L’évidence a fini par s’imposer, pour Emmanuel Macron comme pour ses soutiens, au fil des semaines de débat budgétaire à l’Assemblée nationale : le premier ministre, Michel Barnier, ne mettra pas ses pas dans ceux du président de la République, dont il tire pourtant sa frêle légitimité. Contrairement à ce qu’il a pu laisser entendre au chef de l’Etat lors de sa nomination, en septembre, le Savoyard ne s’estime pas lié par la politique économique mise en œuvre par Emmanuel Macron depuis 2017.
L’air de rien, Michel Barnier a remis en cause, dans le projet de budget pour 2025, deux fondamentaux des « Macronomics » : la stabilité de la fiscalité des entreprises et des ménages, et les exonérations de cotisations patronales. « Sur le plan économique, un tournant a été pris, déplore le député Renaissance Charles Sitzenstuhl : l’Etat refait casquer les entreprises. » Si certains députés Les Républicains (LR) ont reproché à Michel Barnier de ne pas rompre suffisamment avec le macronisme, la remise en cause de ces deux fondamentaux est considérée comme une hérésie aux yeux des macronistes, qui aura rapidement pour effet, s’alarment-ils, de ralentir la croissance et de détruire l’emploi.
D’autant que ce n’est pas ce qui avait été convenu initialement entre les deux chefs de l’exécutif. Dès le lendemain des élections législatives, alors qu’il échange discrètement avec le secrétaire général de l’Elysée, Alexis Kohler, l’ancien commissaire européen obtient le soutien de ce dernier en s’inscrivant dans le droit-fil de l’orthodoxie macroniste. Là où un Xavier Bertrand ou un Bernard Cazeneuve, pressentis pour Matignon, mettent en scène leur fermeté face au chef de l’Etat défait aux élections, le septuagénaire fait profil bas, laissant croire qu’il sera un premier ministre « aligné ».

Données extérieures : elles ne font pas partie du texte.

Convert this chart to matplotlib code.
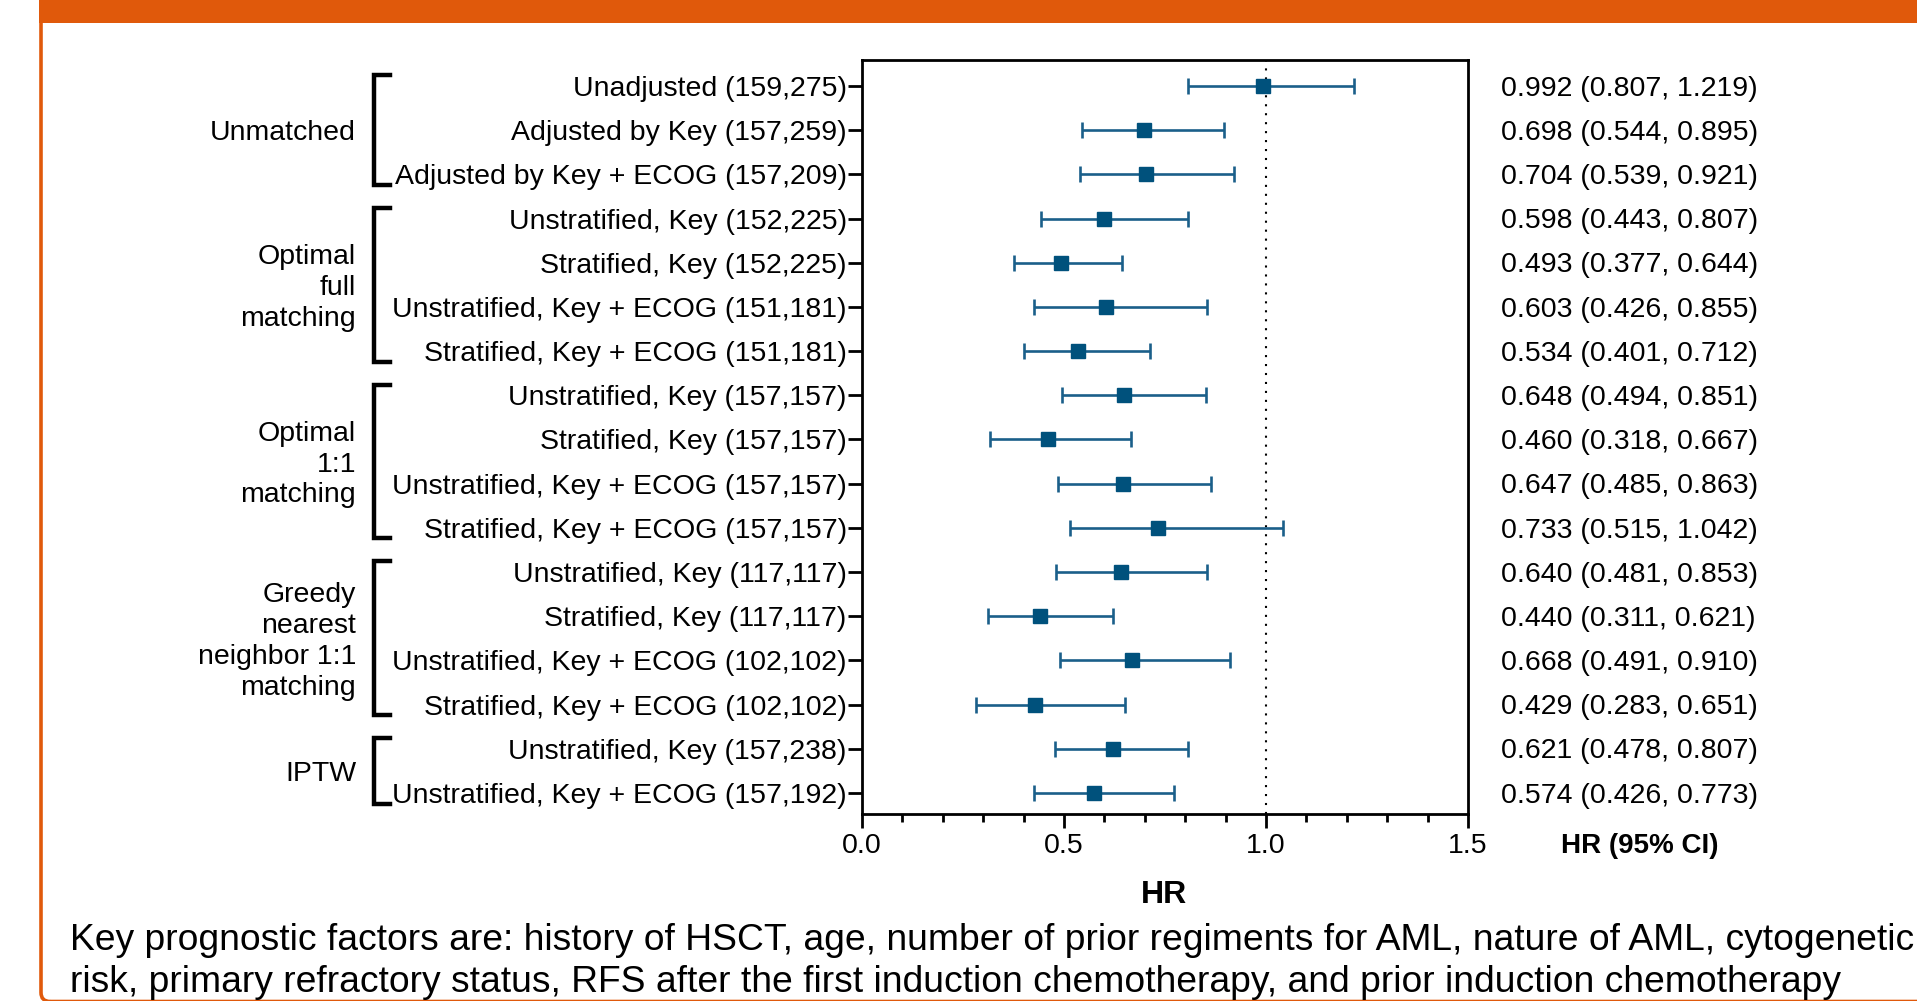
import matplotlib
matplotlib.use("Agg")
import matplotlib.pyplot as plt
import matplotlib.transforms as mtransforms
from matplotlib.patches import Rectangle, FancyBboxPatch
from matplotlib.ticker import MultipleLocator

plt.rcParams['font.family'] = ['Liberation Sans', 'DejaVu Sans']

# --- data (top row first) ---
labels = [
    "Unadjusted (159,275)", "Adjusted by Key (157,259)", "Adjusted by Key + ECOG (157,209)",
    "Unstratified, Key (152,225)", "Stratified, Key (152,225)",
    "Unstratified, Key + ECOG (151,181)", "Stratified, Key + ECOG (151,181)",
    "Unstratified, Key (157,157)", "Stratified, Key (157,157)",
    "Unstratified, Key + ECOG (157,157)", "Stratified, Key + ECOG (157,157)",
    "Unstratified, Key (117,117)", "Stratified, Key (117,117)",
    "Unstratified, Key + ECOG (102,102)", "Stratified, Key + ECOG (102,102)",
    "Unstratified, Key (157,238)", "Unstratified, Key + ECOG (157,192)",
]
hr = [0.992, 0.698, 0.704, 0.598, 0.493, 0.603, 0.534, 0.648, 0.460, 0.647, 0.733,
      0.640, 0.440, 0.668, 0.429, 0.621, 0.574]
ci_lo = [0.807, 0.544, 0.539, 0.443, 0.377, 0.426, 0.401, 0.494, 0.318, 0.485, 0.515,
         0.481, 0.311, 0.491, 0.283, 0.478, 0.426]
ci_hi = [1.219, 0.895, 0.921, 0.807, 0.644, 0.855, 0.712, 0.851, 0.667, 0.863, 1.042,
         0.853, 0.621, 0.910, 0.651, 0.807, 0.773]
group_names = ["Unmatched", "Optimal\nfull\nmatching", "Optimal\n1:1\nmatching",
               "Greedy\nnearest\nneighbor 1:1\nmatching", "IPTW"]
group_first = [0, 3, 7, 11, 15]
group_last = [2, 6, 10, 14, 16]
footnote = ["Key prognostic factors are: history of HSCT, age, number of prior regiments for AML, nature of AML, cytogenetic",
            "risk, primary refractory status, RFS after the first induction chemotherapy, and prior induction chemotherapy"]

ORANGE = "#E0590B"
BLUE_LINE = "#1A5F8A"
BLUE_MARK = "#00517C"
FS = 20.5
W, H = 1917, 1001

fig = plt.figure(figsize=(W / 100, H / 100), dpi=100)

# slide frame: orange header bar + left border with rounded bottom corner
fig.patches.append(Rectangle((39 / W, 1 - 23 / H), 1, 23 / H, transform=fig.transFigure,
                             facecolor=ORANGE, edgecolor="none", zorder=0))
fig.patches.append(FancyBboxPatch((0.41, -0.005), 25, 12, boxstyle="round,pad=0,rounding_size=0.09",
                                  transform=fig.dpi_scale_trans, facecolor="none",
                                  edgecolor=ORANGE, lw=2.6, zorder=0))

ax = fig.add_axes([862 / W, 1 - 814 / H, (1468 - 862) / W, (814 - 60) / H])
y = list(range(len(labels)))
xerr = [[h - l for h, l in zip(hr, ci_lo)], [u - h for h, u in zip(hr, ci_hi)]]
ax.errorbar(hr, y, xerr=xerr, fmt="none", ecolor=BLUE_LINE, elinewidth=1.9,
            capsize=6, capthick=1.9, zorder=3)
ax.plot(hr, y, "s", color=BLUE_MARK, ms=10, mec=BLUE_MARK, zorder=4)
ax.axvline(1.0, color="black", lw=1.5, ls=(0, (1, 3.3)), zorder=2)

ax.set_xlim(0, 1.5)
ax.set_ylim(16.475, -0.588)
ax.xaxis.set_major_locator(MultipleLocator(0.5))
ax.xaxis.set_minor_locator(MultipleLocator(0.1))
ax.set_xticks([0, 0.5, 1.0, 1.5], ["0.0", "0.5", "1.0", "1.5"])
ax.set_yticks(y, labels)
ax.tick_params(axis="both", which="major", labelsize=FS, width=2, length=10, direction="out")
ax.tick_params(axis="y", pad=1)
ax.tick_params(axis="x", pad=4)
ax.tick_params(axis="x", which="minor", width=2, length=6, direction="out")
for sp in ax.spines.values():
    sp.set_linewidth(2)
    sp.set_color("black")

# right column: HR (95% CI)
rt = ax.get_yaxis_transform()
for yi, h, l, u in zip(y, hr, ci_lo, ci_hi):
    ax.text(1.054, yi + 0.06, f"{h:.3f} ({l:.3f}, {u:.3f})", transform=rt,
            ha="left", va="center", fontsize=FS)
fig.text(1640 / W, 1 - 846 / H, "HR (95% CI)", ha="center", va="center",
         fontsize=20, fontweight="bold")
fig.text(1164 / W, 1 - 895 / H, "HR", ha="center", va="center", fontsize=23, fontweight="bold")

# group brackets + labels
bt = mtransforms.blended_transform_factory(fig.transFigure, ax.transData)
bx, serif = 374 / W, 390 / W
for name, a, b in zip(group_names, group_first, group_last):
    top, bot = a - 0.24, b + 0.24
    ax.plot([serif, bx, bx, serif], [top, top, bot, bot], color="black", lw=3.2,
            transform=bt, clip_on=False, solid_joinstyle="miter")
    ax.text(356 / W, (a + b) / 2 + 0.07, name, transform=bt, ha="right", va="center",
            fontsize=FS, linespacing=1.24, multialignment="right")

# footnote
fig.text(70 / W, 1 - 940 / H, footnote[0], ha="left", va="center", fontsize=26.8)
fig.text(70 / W, 1 - 982 / H, footnote[1], ha="left", va="center", fontsize=26.8)

fig.savefig("out.png", dpi=100)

« Barnier a été plus habile que les autres »
Son positionnement lors de la primaire LR de 2021 crédibilise cette posture : sur les retraites, il plaidait pour un report de l’âge légal de départ à la retraite à 65 ans. Sur le travail, il disait vouloir « encourager le travail et le mérite, au détriment de l’assistanat », notamment en suspendant les allocations-chômage « après deux refus d’une offre raisonnable ». Il était aussi partisan d’une baisse de la fiscalité, préconisant en particulier de réduire les impôts de production (« Une anomalie typiquement française qui plombe nos entreprises », disait-il) et de baisser les charges sociales sur les salaires intermédiaires. Largement de quoi rassurer le chef de l’Etat et la Macronie.